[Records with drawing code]
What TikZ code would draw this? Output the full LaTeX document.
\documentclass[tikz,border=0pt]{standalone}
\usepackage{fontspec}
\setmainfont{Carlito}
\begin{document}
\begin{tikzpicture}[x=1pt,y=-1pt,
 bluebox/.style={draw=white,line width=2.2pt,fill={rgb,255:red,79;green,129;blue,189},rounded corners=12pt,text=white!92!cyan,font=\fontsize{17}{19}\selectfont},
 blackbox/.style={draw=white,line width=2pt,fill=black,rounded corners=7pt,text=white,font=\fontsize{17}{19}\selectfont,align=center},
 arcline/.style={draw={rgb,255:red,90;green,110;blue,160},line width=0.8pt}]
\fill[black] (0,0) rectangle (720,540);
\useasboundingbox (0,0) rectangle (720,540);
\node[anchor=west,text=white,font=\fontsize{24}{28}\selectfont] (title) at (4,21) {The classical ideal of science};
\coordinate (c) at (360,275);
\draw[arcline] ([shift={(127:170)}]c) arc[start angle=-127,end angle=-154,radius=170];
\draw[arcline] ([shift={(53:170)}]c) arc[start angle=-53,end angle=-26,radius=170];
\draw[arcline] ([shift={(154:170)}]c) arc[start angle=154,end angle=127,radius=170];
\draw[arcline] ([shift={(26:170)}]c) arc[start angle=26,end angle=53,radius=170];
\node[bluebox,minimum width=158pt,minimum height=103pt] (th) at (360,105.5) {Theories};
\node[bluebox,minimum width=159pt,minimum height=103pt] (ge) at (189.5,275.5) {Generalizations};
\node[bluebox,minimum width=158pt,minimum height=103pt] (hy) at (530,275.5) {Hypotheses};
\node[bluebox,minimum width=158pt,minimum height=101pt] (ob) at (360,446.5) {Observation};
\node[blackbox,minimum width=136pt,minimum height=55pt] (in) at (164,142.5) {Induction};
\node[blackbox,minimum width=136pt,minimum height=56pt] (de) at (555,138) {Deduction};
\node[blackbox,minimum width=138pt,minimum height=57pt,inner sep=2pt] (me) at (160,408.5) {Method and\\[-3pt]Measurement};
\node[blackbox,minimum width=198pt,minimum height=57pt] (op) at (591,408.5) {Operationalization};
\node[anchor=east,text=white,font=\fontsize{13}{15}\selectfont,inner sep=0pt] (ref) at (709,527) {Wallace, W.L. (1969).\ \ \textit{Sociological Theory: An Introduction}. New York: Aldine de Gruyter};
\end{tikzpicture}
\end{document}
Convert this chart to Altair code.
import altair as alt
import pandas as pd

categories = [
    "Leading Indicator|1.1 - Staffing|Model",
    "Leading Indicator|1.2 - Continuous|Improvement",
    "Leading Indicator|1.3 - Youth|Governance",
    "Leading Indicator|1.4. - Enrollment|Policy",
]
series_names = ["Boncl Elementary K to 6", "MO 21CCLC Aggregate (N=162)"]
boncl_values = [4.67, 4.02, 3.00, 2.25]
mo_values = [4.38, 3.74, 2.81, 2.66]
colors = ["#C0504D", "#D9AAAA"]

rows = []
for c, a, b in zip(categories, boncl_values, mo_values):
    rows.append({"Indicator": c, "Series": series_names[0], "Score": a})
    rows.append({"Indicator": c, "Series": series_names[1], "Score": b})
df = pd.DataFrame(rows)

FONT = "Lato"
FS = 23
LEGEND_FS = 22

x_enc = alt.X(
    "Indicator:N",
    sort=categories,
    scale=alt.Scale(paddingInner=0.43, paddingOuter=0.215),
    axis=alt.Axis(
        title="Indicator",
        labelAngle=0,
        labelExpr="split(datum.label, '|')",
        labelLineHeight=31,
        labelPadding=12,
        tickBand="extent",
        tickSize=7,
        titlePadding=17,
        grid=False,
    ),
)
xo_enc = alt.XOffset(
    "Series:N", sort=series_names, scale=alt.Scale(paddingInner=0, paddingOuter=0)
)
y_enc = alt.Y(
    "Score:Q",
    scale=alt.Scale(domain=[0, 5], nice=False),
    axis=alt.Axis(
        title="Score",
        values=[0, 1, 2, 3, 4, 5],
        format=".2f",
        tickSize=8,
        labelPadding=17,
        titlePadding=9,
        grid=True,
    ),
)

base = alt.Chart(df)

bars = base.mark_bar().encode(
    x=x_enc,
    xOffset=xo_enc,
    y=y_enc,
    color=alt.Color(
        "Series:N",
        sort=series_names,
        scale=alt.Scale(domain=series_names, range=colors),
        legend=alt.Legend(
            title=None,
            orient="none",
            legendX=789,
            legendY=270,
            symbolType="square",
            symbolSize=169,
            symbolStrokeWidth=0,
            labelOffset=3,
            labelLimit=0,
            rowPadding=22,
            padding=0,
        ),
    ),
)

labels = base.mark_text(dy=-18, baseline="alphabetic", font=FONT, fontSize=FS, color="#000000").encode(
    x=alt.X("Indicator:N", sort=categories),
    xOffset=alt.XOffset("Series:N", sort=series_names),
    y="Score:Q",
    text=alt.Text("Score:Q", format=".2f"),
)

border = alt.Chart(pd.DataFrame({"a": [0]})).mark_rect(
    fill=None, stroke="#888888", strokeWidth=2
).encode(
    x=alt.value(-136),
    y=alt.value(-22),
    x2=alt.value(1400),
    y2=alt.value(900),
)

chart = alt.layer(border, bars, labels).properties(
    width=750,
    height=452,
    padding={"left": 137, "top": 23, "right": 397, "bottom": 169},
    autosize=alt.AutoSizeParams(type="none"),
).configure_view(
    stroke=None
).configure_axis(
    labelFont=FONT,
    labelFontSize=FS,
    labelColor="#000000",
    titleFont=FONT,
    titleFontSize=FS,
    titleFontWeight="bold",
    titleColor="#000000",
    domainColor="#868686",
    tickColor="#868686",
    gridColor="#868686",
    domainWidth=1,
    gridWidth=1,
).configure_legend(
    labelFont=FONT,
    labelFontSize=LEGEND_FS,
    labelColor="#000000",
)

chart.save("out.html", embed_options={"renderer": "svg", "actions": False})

» WHAT YOU SHOULD DO
Extract all of the data shown above and repeat it verbatim.

» ANSWER TO THE EXERCISE
What TikZ code would draw this? Output the full LaTeX document.
\documentclass[tikz,border=0pt]{standalone}
\usepackage{fontspec}
\setmainfont{Carlito}
\begin{document}
\begin{tikzpicture}[x=1pt,y=-1pt,
 bluebox/.style={draw=white,line width=2.2pt,fill={rgb,255:red,79;green,129;blue,189},rounded corners=12pt,text=white!92!cyan,font=\fontsize{17}{19}\selectfont},
 blackbox/.style={draw=white,line width=2pt,fill=black,rounded corners=7pt,text=white,font=\fontsize{17}{19}\selectfont,align=center},
 arcline/.style={draw={rgb,255:red,90;green,110;blue,160},line width=0.8pt}]
\fill[black] (0,0) rectangle (720,540);
\useasboundingbox (0,0) rectangle (720,540);
\node[anchor=west,text=white,font=\fontsize{24}{28}\selectfont] (title) at (4,21) {The classical ideal of science};
\coordinate (c) at (360,275);
\draw[arcline] ([shift={(127:170)}]c) arc[start angle=-127,end angle=-154,radius=170];
\draw[arcline] ([shift={(53:170)}]c) arc[start angle=-53,end angle=-26,radius=170];
\draw[arcline] ([shift={(154:170)}]c) arc[start angle=154,end angle=127,radius=170];
\draw[arcline] ([shift={(26:170)}]c) arc[start angle=26,end angle=53,radius=170];
\node[bluebox,minimum width=158pt,minimum height=103pt] (th) at (360,105.5) {Theories};
\node[bluebox,minimum width=159pt,minimum height=103pt] (ge) at (189.5,275.5) {Generalizations};
\node[bluebox,minimum width=158pt,minimum height=103pt] (hy) at (530,275.5) {Hypotheses};
\node[bluebox,minimum width=158pt,minimum height=101pt] (ob) at (360,446.5) {Observation};
\node[blackbox,minimum width=136pt,minimum height=55pt] (in) at (164,142.5) {Induction};
\node[blackbox,minimum width=136pt,minimum height=56pt] (de) at (555,138) {Deduction};
\node[blackbox,minimum width=138pt,minimum height=57pt,inner sep=2pt] (me) at (160,408.5) {Method and\\[-3pt]Measurement};
\node[blackbox,minimum width=198pt,minimum height=57pt] (op) at (591,408.5) {Operationalization};
\node[anchor=east,text=white,font=\fontsize{13}{15}\selectfont,inner sep=0pt] (ref) at (709,527) {Wallace, W.L. (1969).\ \ \textit{Sociological Theory: An Introduction}. New York: Aldine de Gruyter};
\end{tikzpicture}
\end{document}
Convert this chart to Altair code.
import altair as alt
import pandas as pd

categories = [
    "Leading Indicator|1.1 - Staffing|Model",
    "Leading Indicator|1.2 - Continuous|Improvement",
    "Leading Indicator|1.3 - Youth|Governance",
    "Leading Indicator|1.4. - Enrollment|Policy",
]
series_names = ["Boncl Elementary K to 6", "MO 21CCLC Aggregate (N=162)"]
boncl_values = [4.67, 4.02, 3.00, 2.25]
mo_values = [4.38, 3.74, 2.81, 2.66]
colors = ["#C0504D", "#D9AAAA"]

rows = []
for c, a, b in zip(categories, boncl_values, mo_values):
    rows.append({"Indicator": c, "Series": series_names[0], "Score": a})
    rows.append({"Indicator": c, "Series": series_names[1], "Score": b})
df = pd.DataFrame(rows)

FONT = "Lato"
FS = 23
LEGEND_FS = 22

x_enc = alt.X(
    "Indicator:N",
    sort=categories,
    scale=alt.Scale(paddingInner=0.43, paddingOuter=0.215),
    axis=alt.Axis(
        title="Indicator",
        labelAngle=0,
        labelExpr="split(datum.label, '|')",
        labelLineHeight=31,
        labelPadding=12,
        tickBand="extent",
        tickSize=7,
        titlePadding=17,
        grid=False,
    ),
)
xo_enc = alt.XOffset(
    "Series:N", sort=series_names, scale=alt.Scale(paddingInner=0, paddingOuter=0)
)
y_enc = alt.Y(
    "Score:Q",
    scale=alt.Scale(domain=[0, 5], nice=False),
    axis=alt.Axis(
        title="Score",
        values=[0, 1, 2, 3, 4, 5],
        format=".2f",
        tickSize=8,
        labelPadding=17,
        titlePadding=9,
        grid=True,
    ),
)

base = alt.Chart(df)

bars = base.mark_bar().encode(
    x=x_enc,
    xOffset=xo_enc,
    y=y_enc,
    color=alt.Color(
        "Series:N",
        sort=series_names,
        scale=alt.Scale(domain=series_names, range=colors),
        legend=alt.Legend(
            title=None,
            orient="none",
            legendX=789,
            legendY=270,
            symbolType="square",
            symbolSize=169,
            symbolStrokeWidth=0,
            labelOffset=3,
            labelLimit=0,
            rowPadding=22,
            padding=0,
        ),
    ),
)

labels = base.mark_text(dy=-18, baseline="alphabetic", font=FONT, fontSize=FS, color="#000000").encode(
    x=alt.X("Indicator:N", sort=categories),
    xOffset=alt.XOffset("Series:N", sort=series_names),
    y="Score:Q",
    text=alt.Text("Score:Q", format=".2f"),
)

border = alt.Chart(pd.DataFrame({"a": [0]})).mark_rect(
    fill=None, stroke="#888888", strokeWidth=2
).encode(
    x=alt.value(-136),
    y=alt.value(-22),
    x2=alt.value(1400),
    y2=alt.value(900),
)

chart = alt.layer(border, bars, labels).properties(
    width=750,
    height=452,
    padding={"left": 137, "top": 23, "right": 397, "bottom": 169},
    autosize=alt.AutoSizeParams(type="none"),
).configure_view(
    stroke=None
).configure_axis(
    labelFont=FONT,
    labelFontSize=FS,
    labelColor="#000000",
    titleFont=FONT,
    titleFontSize=FS,
    titleFontWeight="bold",
    titleColor="#000000",
    domainColor="#868686",
    tickColor="#868686",
    gridColor="#868686",
    domainWidth=1,
    gridWidth=1,
).configure_legend(
    labelFont=FONT,
    labelFontSize=LEGEND_FS,
    labelColor="#000000",
)

chart.save("out.html", embed_options={"renderer": "svg", "actions": False})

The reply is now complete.